La niebla de la oscuridad se había desplegado ante mí bajo mis pies, crecía a mi alrededor y se elevaba. Durante un rato no pude moverme ni hablar, ni siquiera formular pensamientos. En mi interior, todo se estaba volviendo oscuro. Me estaba controlando y aquellas voces me decían «mire aquí, mire aquí», y empecé a mirar. Pero estaba soportando algo que nunca podría soportar, que no estaba preparado para soportar. La oscuridad que se agitaba dentro de mí no podía llegar a su fin, no podía quedarme en aquel lugar ni mirar donde las voces me habían ordenado.

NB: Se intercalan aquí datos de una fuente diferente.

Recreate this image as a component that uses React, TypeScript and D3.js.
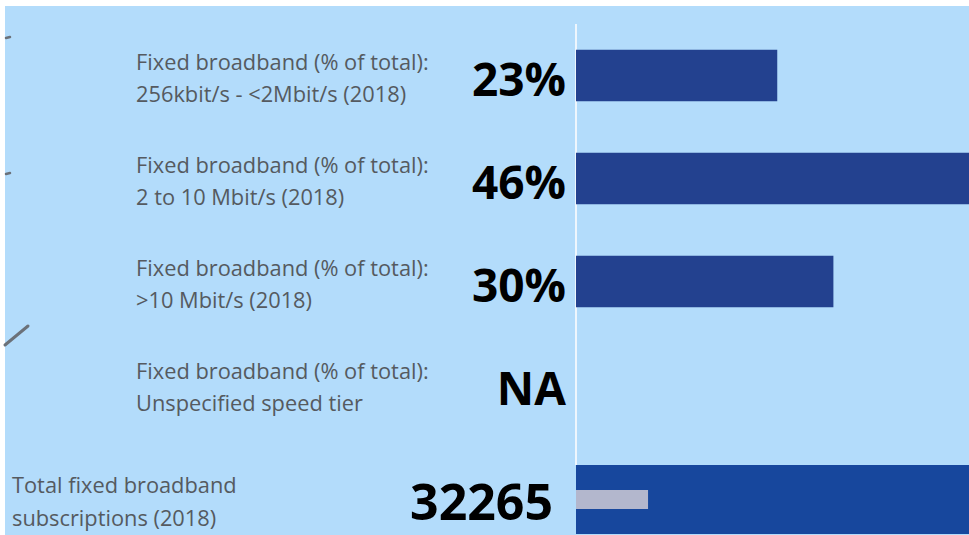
import { useEffect, useRef } from "react";
import * as d3 from "d3";

// speed tier rows (two-line labels)
const tierLabels = [
  ["Fixed broadband (% of total):", "256kbit/s - <2Mbit/s (2018)"],
  ["Fixed broadband (% of total):", "2 to 10 Mbit/s (2018)"],
  ["Fixed broadband (% of total):", ">10 Mbit/s (2018)"],
  ["Fixed broadband (% of total):", "Unspecified speed tier"],
];
const tierShares = [23.3, 46.2, 29.8, null];
const tierValueLabels = ["23%", "46%", "30%", "NA"];

// total row
const totalLabel = ["Total fixed broadband", "subscriptions (2018)"];
const totalSubscriptions = 32265;
const totalReference = 200000;

const W = 969;
const H = 535;

export default function App() {
  const svgRef = useRef<SVGSVGElement>(null);

  useEffect(() => {
    if (!svgRef.current) return;
    const svg = d3.select(svgRef.current);
    svg.selectAll("*").remove();

    const font = "'Open Sans', 'Noto Sans', sans-serif";
    const x0 = 576;

    svg.append("rect").attr("width", W).attr("height", H).attr("fill", "#ffffff");

    // panel background
    svg
      .append("rect")
      .attr("x", 5)
      .attr("y", 6)
      .attr("width", W - 5)
      .attr("height", H - 6)
      .attr("fill", "#b3dcfb");

    svg
      .append("defs")
      .append("clipPath")
      .attr("id", "plot")
      .append("rect")
      .attr("x", x0)
      .attr("y", 0)
      .attr("width", W - x0)
      .attr("height", H);

    // bits of a neighbouring sheet cut off on the left
    const stub = svg.append("g").attr("stroke", "#6b7179").attr("stroke-linecap", "round");
    stub.append("line").attr("x1", 6).attr("y1", 38).attr("x2", 10).attr("y2", 37).attr("stroke-width", 2.5);
    stub.append("line").attr("x1", 6).attr("y1", 174).attr("x2", 10).attr("y2", 173).attr("stroke-width", 2.5);
    stub.append("line").attr("x1", 5).attr("y1", 345).attr("x2", 28).attr("y2", 326).attr("stroke-width", 3);

    const x = d3.scaleLinear().domain([0, 45.5]).range([x0, W]);
    const y = d3
      .scaleBand<number>()
      .domain(d3.range(tierLabels.length))
      .range([24, 436])
      .paddingInner(0.5)
      .paddingOuter(0.25);

    // zero line
    svg
      .append("line")
      .attr("x1", x0)
      .attr("x2", x0)
      .attr("y1", 24)
      .attr("y2", 465)
      .attr("stroke", "#eef6fd")
      .attr("stroke-width", 2);

    const labelSize = 21.8;
    const rows = svg.append("g");
    tierLabels.forEach((lines, i) => {
      const cy = y(i)! + y.bandwidth() / 2;
      const t = rows
        .append("text")
        .attr("x", 136)
        .attr("fill", "#555a60")
        .attr("font-family", font)
        .attr("font-size", labelSize);
      lines.forEach((ln, j) => {
        t.append("tspan")
          .attr("x", 136)
          .attr("y", cy - 14 + j * 32)
          .attr("dominant-baseline", "central")
          .text(ln);
      });

      rows
        .append("text")
        .attr("x", 566)
        .attr("y", cy + 2)
        .attr("text-anchor", "end")
        .attr("dominant-baseline", "central")
        .attr("font-family", font)
        .attr("font-weight", 700)
        .attr("font-size", 46)
        .attr("fill", "#000")
        .text(tierValueLabels[i]);

      const v = tierShares[i];
      if (v != null) {
        rows
          .append("rect")
          .attr("clip-path", "url(#plot)")
          .attr("x", x(0))
          .attr("y", y(i)!)
          .attr("width", x(v) - x(0))
          .attr("height", y.bandwidth())
          .attr("fill", "#23418f");
      }
    });

    // total row
    const xt = d3.scaleLinear().domain([0, 176000]).range([x0, W]);
    const totalTop = 465;
    svg
      .append("rect")
      .attr("clip-path", "url(#plot)")
      .attr("x", xt(0))
      .attr("y", totalTop)
      .attr("width", xt(totalReference) - xt(0))
      .attr("height", 69)
      .attr("fill", "#17479d");
    svg
      .append("rect")
      .attr("x", xt(0))
      .attr("y", totalTop + 25)
      .attr("width", xt(totalSubscriptions) - xt(0))
      .attr("height", 19)
      .attr("fill", "#b3b7cd");

    const tt = svg
      .append("text")
      .attr("fill", "#555a60")
      .attr("font-family", font)
      .attr("font-size", labelSize);
    totalLabel.forEach((ln, j) => {
      tt.append("tspan")
        .attr("x", 12)
        .attr("y", 484 + j * 33)
        .attr("dominant-baseline", "central")
        .text(ln);
    });
    svg
      .append("text")
      .attr("x", 553)
      .attr("y", 501)
      .attr("text-anchor", "end")
      .attr("dominant-baseline", "central")
      .attr("font-family", font)
      .attr("font-weight", 700)
      .attr("font-size", 50)
      .attr("fill", "#000")
      .text(String(totalSubscriptions));
  }, []);

  return (
    <svg
      ref={svgRef}
      width={W}
      height={H}
      style={{ position: "absolute", left: 0, top: 0, display: "block" }}
    ></svg>
  );
}
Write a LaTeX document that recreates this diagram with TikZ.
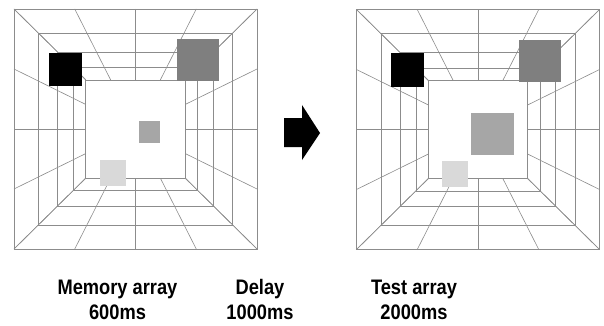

Entonces la oscuridad dejó de estar en mi interior y ya no estuve dentro de la escuela, sino fuera, casi como si me hubiera despertado allí de repente. Sin mirar atrás, volví sobre mis pasos a través del recinto de la escuela y me olvidé del atajo que había querido tomar aquella noche. Pasé por delante de aquellos estudiantes que estaban alrededor de la hoguera que ardía en el viejo bidón de metal. Estaban alimentando las brillantes llamas con las hojas de sus cuadernos, páginas garabateadas hasta la negrura con todos aquellos diagramas y signos extraños. Uno de los del grupo me llamó.
—¿Ha visto al portugués? —gritó uno sobre el ruido de la fogata y el viento.
—¿Sabe si hay deberes? —gritó otra voz, y luego oí cómo se reían entre ellos mientras volvía a las calles que había dejado al entrar en el recinto de la escuela.
Me moví con tanta prisa que el botón suelto de mi abrigo se acabó cayendo antes de que llegara a la calle, fuera del colegio.
Mientras caminaba bajo las farolas, cerré la parte delantera de mi abrigo con las manos y traté de mantener la mirada sobre la acera que tenía ante mí. Pero podía haber oído una voz que me pidiera «mire aquí», porque de hecho miré, aunque tan solo fuera un instante. Luego alcé la vista hacia el cielo y vi que no estaba nublado y que la luna llena brillaba en el oscuro estanque del espacio. Relucía brillante y borrosa, como si estuviera cubierta por un moho luminoso que flotara como una lámpara en las grandes alcantarillas de la noche.